The purposes of government, while separate, are interconnected. "To form a more perfect union" is one mentioned in the Preamble. How do we do that? Well, "establish justice" and "promote the general welfare" (also from the Preamble) will both help form a more perfect union.

We must seek "liberty, equality, and fraternity," (to borrow from the French revolution.) But, as F.D.R. said, "True individual freedom cannot exist without economic security and independence. People who are hungry and out of a job are the stuff of which dictators are made." Liberty without ability is useless. The homeless man sleeping under a bridge and eating out of a dumpster has plenty of liberty. What good does it do him?
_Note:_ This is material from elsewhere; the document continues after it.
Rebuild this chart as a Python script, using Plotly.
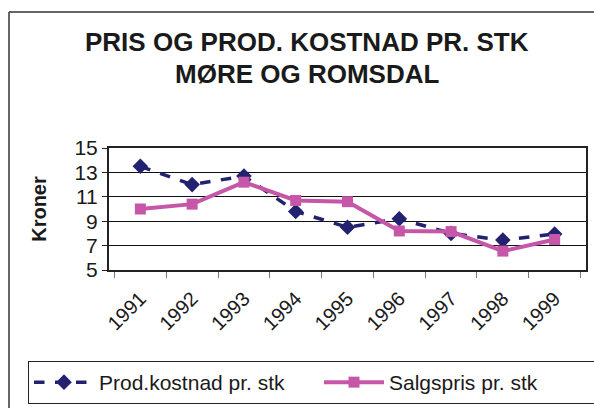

We can't have true fraternity (community) if the growing gap between the advantaged and the disadvantaged becomes too great. About 84% of stock in the U.S. is owned by the upper 10% of the population. Diseases of despair like suicide, heroin and opioid addiction, stress and anxiety are surging. They spring from many causes, but certainly one of the leading of these is income inequality and poverty. Senator Elizabeth Warren said: "Inequality is rotting our country." Is she right? If so, Isn't it past time to start fixing it?